= Boyne RFC =

Irish rugby union club in Drogheda, Co. Louth

Boyne RFC is a rugby union team in Drogheda, Ireland, with the men playing in Division 1A of the Leinster League.

== History ==
The club was formed in 1996 by the amalgamation of Drogheda RFC and Delvin RFC.

The 2008-2009 season saw the Boyne 1st team claim Ireland's oldest trophy - the Leinster Towns Cup. The final was held in Ashbourne RFC on 19 April 2009 and Boyne beat their opponents on the day, Tullamore, 27-21. Boyne retained the cup in 2010, again facing Tullamore, winning 32-25.

== Ground changes ==
The club is currently based at Shamrock Lodge rugby grounds in Drogheda, County Louth.
There was a proposal to build a new ground which was agreed in principle in recent times. However, as with many other projects this has fallen victim to the global recession and all plans are on ice for the moment.

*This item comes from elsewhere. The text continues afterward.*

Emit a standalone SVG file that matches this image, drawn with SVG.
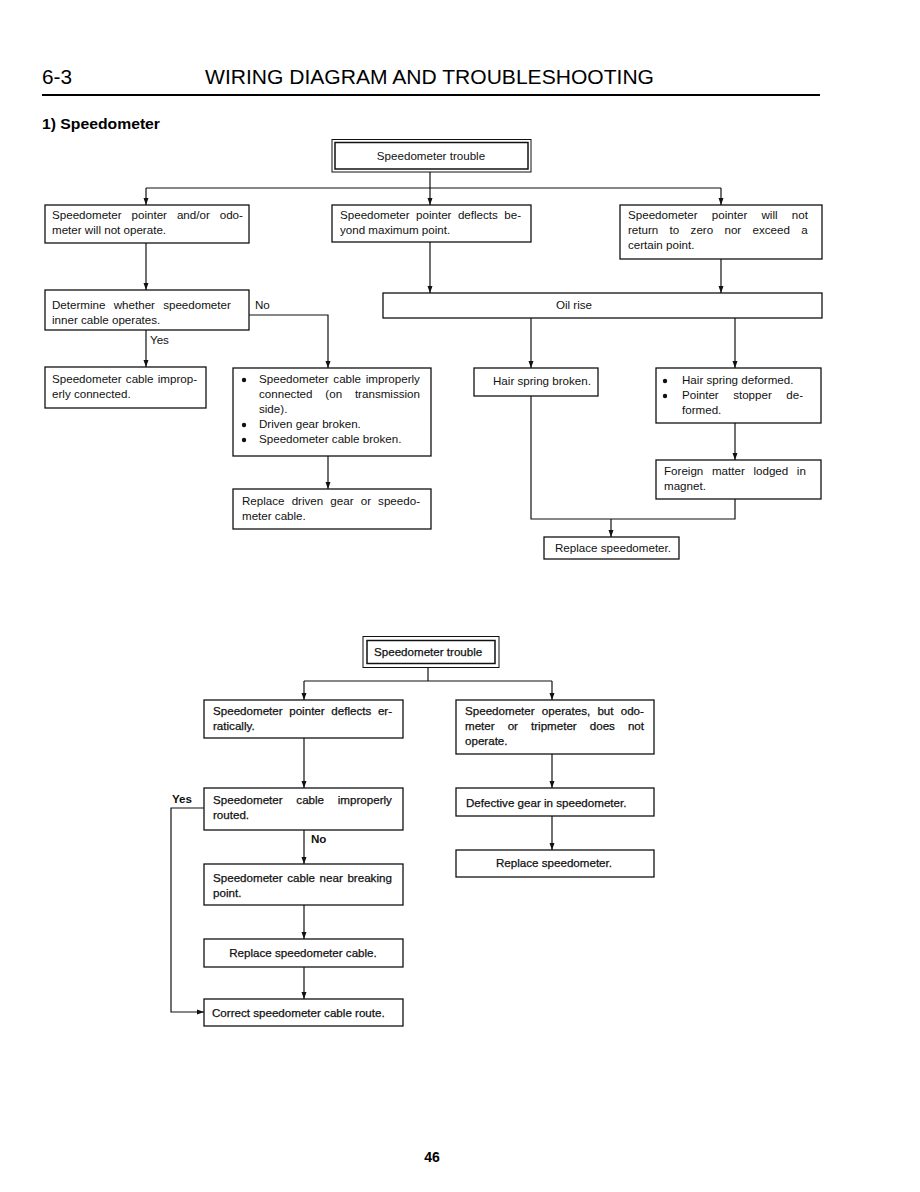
<svg xmlns="http://www.w3.org/2000/svg" width="920" height="1192" viewBox="0 0 920 1192">
<style>
.t{font-family:"Liberation Sans",Arial,Helvetica,sans-serif;font-size:11.6px;fill:#111}
.w{stroke:#111;stroke-width:0.25}
.b{fill:#fff;stroke:#111;stroke-width:1.3}
.c{fill:none;stroke:#111;stroke-width:1.2}
.h{font-family:"Liberation Sans",Arial,Helvetica,sans-serif;fill:#000}
</style>
<defs>
<marker id="ar" markerUnits="userSpaceOnUse" markerWidth="8" markerHeight="6" refX="7" refY="3" orient="auto"><path d="M0,0.5 L7,3 L0,5.5 z" fill="#111"/></marker>
</defs>
<rect width="920" height="1192" fill="#fff"/>

<g id="header">
<text class="h" x="42" y="84" font-size="21" textLength="30" lengthAdjust="spacingAndGlyphs">6-3</text>
<text class="h" x="205" y="84" font-size="21" textLength="449" lengthAdjust="spacingAndGlyphs">WIRING DIAGRAM AND TROUBLESHOOTING</text>
<line x1="42" y1="95" x2="820" y2="95" stroke="#000" stroke-width="2.2"/>
<text class="h" x="42" y="129" font-size="14" font-weight="bold" textLength="118" lengthAdjust="spacingAndGlyphs">1)  Speedometer</text>
</g>

<g id="connectors">
<line class="c" x1="430" y1="172" x2="430" y2="188"/>
<line class="c" x1="146" y1="188" x2="721" y2="188"/>
<line class="c" x1="146" y1="188" x2="146" y2="205" marker-end="url(#ar)"/>
<line class="c" x1="430" y1="188" x2="430" y2="205" marker-end="url(#ar)"/>
<line class="c" x1="721" y1="188" x2="721" y2="205" marker-end="url(#ar)"/>
<line class="c" x1="146" y1="243" x2="146" y2="290" marker-end="url(#ar)"/>
<line class="c" x1="430" y1="242" x2="430" y2="293" marker-end="url(#ar)"/>
<line class="c" x1="721" y1="259" x2="721" y2="293" marker-end="url(#ar)"/>
<polyline class="c" points="249,315 328,315 328,368" marker-end="url(#ar)"/>
<line class="c" x1="146" y1="330" x2="146" y2="367" marker-end="url(#ar)"/>
<line class="c" x1="328" y1="456" x2="328" y2="489" marker-end="url(#ar)"/>
<line class="c" x1="531" y1="318" x2="531" y2="368" marker-end="url(#ar)"/>
<line class="c" x1="735" y1="318" x2="735" y2="368" marker-end="url(#ar)"/>
<line class="c" x1="735" y1="423" x2="735" y2="460" marker-end="url(#ar)"/>
<polyline class="c" points="531,396 531,519 735,519 735,499"/>
<line class="c" x1="611" y1="519" x2="611" y2="537" marker-end="url(#ar)"/>
<line class="c" x1="428" y1="668" x2="428" y2="681"/>
<line class="c" x1="304" y1="681" x2="552" y2="681"/>
<line class="c" x1="304" y1="681" x2="304" y2="700" marker-end="url(#ar)"/>
<line class="c" x1="552" y1="681" x2="552" y2="700" marker-end="url(#ar)"/>
<line class="c" x1="304" y1="738" x2="304" y2="788" marker-end="url(#ar)"/>
<line class="c" x1="304" y1="830" x2="304" y2="864" marker-end="url(#ar)"/>
<line class="c" x1="304" y1="905" x2="304" y2="939" marker-end="url(#ar)"/>
<line class="c" x1="304" y1="967" x2="304" y2="999" marker-end="url(#ar)"/>
<polyline class="c" points="204,808 171,808 171,1012 204,1012" marker-end="url(#ar)"/>
<line class="c" x1="552" y1="754" x2="552" y2="788" marker-end="url(#ar)"/>
<line class="c" x1="552" y1="816" x2="552" y2="850" marker-end="url(#ar)"/>
</g>

<g id="labels">
<text class="t" x="255" y="309">No</text>
<text class="t" x="150" y="344" font-size="10.5">Yes</text>
<text class="t" x="172" y="803" font-weight="bold" font-size="10">Yes</text>
<text class="t" x="311" y="843" font-weight="bold" font-size="10.5">No</text>
</g>

<g id="n-trouble1">
<rect x="332" y="139.5" width="199" height="32.5" fill="#fff" stroke="#111" stroke-width="1"/>
<rect x="335" y="142.5" width="193" height="26.5" fill="none" stroke="#111" stroke-width="1.5"/>
<text class="t" x="431" y="159.5" text-anchor="middle">Speedometer trouble</text>
</g>
<g id="n-a">
<rect class="b" x="45" y="205" width="204" height="38"/>
<text class="t" x="52" y="219" word-spacing="6.7">Speedometer pointer and/or odo-</text>
<text class="t" x="52" y="234">meter will not operate.</text>
</g>
<g id="n-b">
<rect class="b" x="332" y="205" width="199" height="37"/>
<text class="t" x="340" y="219" word-spacing="3.2">Speedometer pointer deflects be-</text>
<text class="t" x="340" y="234">yond maximum point.</text>
</g>
<g id="n-c">
<rect class="b" x="620" y="205" width="202" height="54"/>
<text class="t" x="628" y="219" word-spacing="11">Speedometer pointer will not</text>
<text class="t" x="628" y="234" word-spacing="8.1">return to zero nor exceed a</text>
<text class="t" x="628" y="249">certain point.</text>
</g>
<g id="n-d">
<rect class="b" x="45" y="290" width="204" height="40"/>
<text class="t" x="52" y="309" word-spacing="5">Determine whether speedometer</text>
<text class="t" x="52" y="324">inner cable operates.</text>
</g>
<g id="n-oil">
<rect class="b" x="383" y="293" width="439" height="25"/>
<text class="t" x="574" y="309" text-anchor="middle">Oil rise</text>
</g>
<g id="n-f">
<rect class="b" x="45" y="367" width="161" height="41"/>
<text class="t" x="52" y="383" word-spacing="1">Speedometer cable improp-</text>
<text class="t" x="52" y="398">erly connected.</text>
</g>
<g id="n-e">
<rect class="b" x="233" y="368" width="198" height="88"/>
<circle cx="244" cy="380" r="2.2" fill="#111"/>
<text class="t" x="259" y="383" word-spacing="1.5">Speedometer cable improperly</text>
<text class="t" x="259" y="398" word-spacing="9.6">connected (on transmission</text>
<text class="t" x="259" y="413">side).</text>
<circle cx="244" cy="425" r="2.2" fill="#111"/>
<text class="t" x="259" y="428">Driven gear broken.</text>
<circle cx="244" cy="440" r="2.2" fill="#111"/>
<text class="t" x="259" y="443">Speedometer cable broken.</text>
</g>
<g id="n-g">
<rect class="b" x="233" y="489" width="198" height="40"/>
<text class="t" x="242" y="505" word-spacing="3.9">Replace driven gear or speedo-</text>
<text class="t" x="242" y="520">meter cable.</text>
</g>
<g id="n-hair">
<rect class="b" x="474" y="368" width="124" height="28"/>
<text class="t" x="493" y="385">Hair spring broken.</text>
</g>
<g id="n-h">
<rect class="b" x="656" y="368" width="165" height="55"/>
<circle cx="665" cy="381" r="2.2" fill="#111"/>
<text class="t" x="682" y="384">Hair spring deformed.</text>
<circle cx="665" cy="396" r="2.2" fill="#111"/>
<text class="t" x="682" y="399" word-spacing="11.2">Pointer stopper de-</text>
<text class="t" x="682" y="414">formed.</text>
</g>
<g id="n-i">
<rect class="b" x="656" y="460" width="165" height="39"/>
<text class="t" x="664" y="475" word-spacing="5.4">Foreign matter lodged in</text>
<text class="t" x="664" y="490">magnet.</text>
</g>
<g id="n-replace1">
<rect class="b" x="544" y="537" width="135" height="22"/>
<text class="t" x="555" y="552">Replace speedometer.</text>
</g>

<g id="n-trouble2">
<rect x="363" y="636.5" width="136" height="31" fill="#fff" stroke="#111" stroke-width="1"/>
<rect x="367" y="640.5" width="128" height="23" fill="none" stroke="#111" stroke-width="1.5"/>
<text class="t w" x="374" y="656">Speedometer trouble</text>
</g>
<g id="n-j">
<rect class="b" x="204" y="700" width="199" height="38"/>
<text class="t w" x="213" y="715" word-spacing="3.4">Speedometer pointer deflects er-</text>
<text class="t w" x="213" y="730">ratically.</text>
</g>
<g id="n-k">
<rect class="b" x="456" y="700" width="198" height="54"/>
<text class="t w" x="465" y="715" word-spacing="4">Speedometer operates, but odo-</text>
<text class="t w" x="465" y="730" word-spacing="9.8">meter or tripmeter does not</text>
<text class="t w" x="465" y="745">operate.</text>
</g>
<g id="n-l">
<rect class="b" x="204" y="788" width="199" height="42"/>
<text class="t w" x="213" y="804" word-spacing="10.5">Speedometer cable improperly</text>
<text class="t w" x="213" y="819">routed.</text>
</g>
<g id="n-m">
<rect class="b" x="204" y="864" width="199" height="41"/>
<text class="t w" x="213" y="882" word-spacing="1.4">Speedometer cable near breaking</text>
<text class="t w" x="213" y="897">point.</text>
</g>
<g id="n-n">
<rect class="b" x="204" y="939" width="199" height="28"/>
<text class="t w" x="303" y="957" text-anchor="middle">Replace speedometer cable.</text>
</g>
<g id="n-o">
<rect class="b" x="204" y="999" width="199" height="27"/>
<text class="t w" x="212" y="1017">Correct speedometer cable route.</text>
</g>
<g id="n-p">
<rect class="b" x="456" y="788" width="198" height="28"/>
<text class="t w" x="466" y="807">Defective gear in speedometer.</text>
</g>
<g id="n-q">
<rect class="b" x="456" y="850" width="198" height="27"/>
<text class="t w" x="554" y="867" text-anchor="middle">Replace speedometer.</text>
</g>

<g id="footer">
<text class="h" x="432" y="1162" font-size="14" font-weight="bold" text-anchor="middle">46</text>
</g>
</svg>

== All Ireland League (AIL Division 2B) 2011-2017 ==
In 2011 at the business end of the Leinster 1A division Boyne were crowned champions in doing so gaining the club a historic first in becoming a recognized senior club. In an expansion year for the AIL Ulster bank league, four new teams were added one from the premier tier of each province. This meant Boyne were elevated on the final day of the Leinster League 2011. In their maiden escapade through the trials and tribulations of senior rugby Boyne finished a very respectable 9th in Division 2B made up of sixteen teams from all across the country. After securing safety Boyne managed an even more fruitful campaign during the 2012/2013 season with ten victories and only five defeats bringing the Drogheda-based club up as high as fifth in the table come the seasons end. With many changes at the club during the summer of 2013 many saw a slightly more difficult season ahead, that is exactly what followed Boyne only winning five and losing ten matches to finish a lowly fourteenth in what was their third season playing in the AIL division 2B. The 2014/2015 season followed suit with both changes in personnel on and off the field it took until the new year and a great run of form to rescue a season from certain relegation back to the provincial Leinster league. On the last day of the season Boyne secured their senior status with an away win at Bruff bringing them to thirteenth overall on the table.

=== Division 2C ===
It was agreed by the IRFU in the 2015 summer that instead of four, the divisions would be divided into five creating the Division AIL 2C. Made up of all the teams who were not in the promoted from the previous season and newly promoted and local rivals Dundalk RFC. With a smaller division and both home and away fixtures many saw this as Boyne's opportunity to climb back up the league and bring back success that had eluded them in recent years. This was not the case however despite an opening day victory Boyne only won another six league games losing twelve leaving them eighth in the league just avoiding the playoff relegation and automatic relegation spots. The 2016/2017 season brought about more changes in personnel on and off the field. Opening day wins against Bruff followed by a draw and a victory against Middleton and Seapoint in rounds four and five were not enough to keep Boyne out of trouble come April. Without a win from late October until late March Boynes stay in the All Ireland ranks looked all but over. A late surge brought about by a never say die attitude the club is renowned for gave them a breath of life and brought the season down to a wire. A 25–25 draw against Bruff on the final day of the season let Boyne ride the way one more game as the result brought them above Kanturk RFC on points difference condemning them to automatic relegation and Boyne to a playoff against runners up in the Play-off promotion round robin Omagh RFC. Boynes stay in the national ranks ended at home against Omagh RFC as they went down 29–9 against the Tyrone club. This ended a stay in the AIL that spanned six years.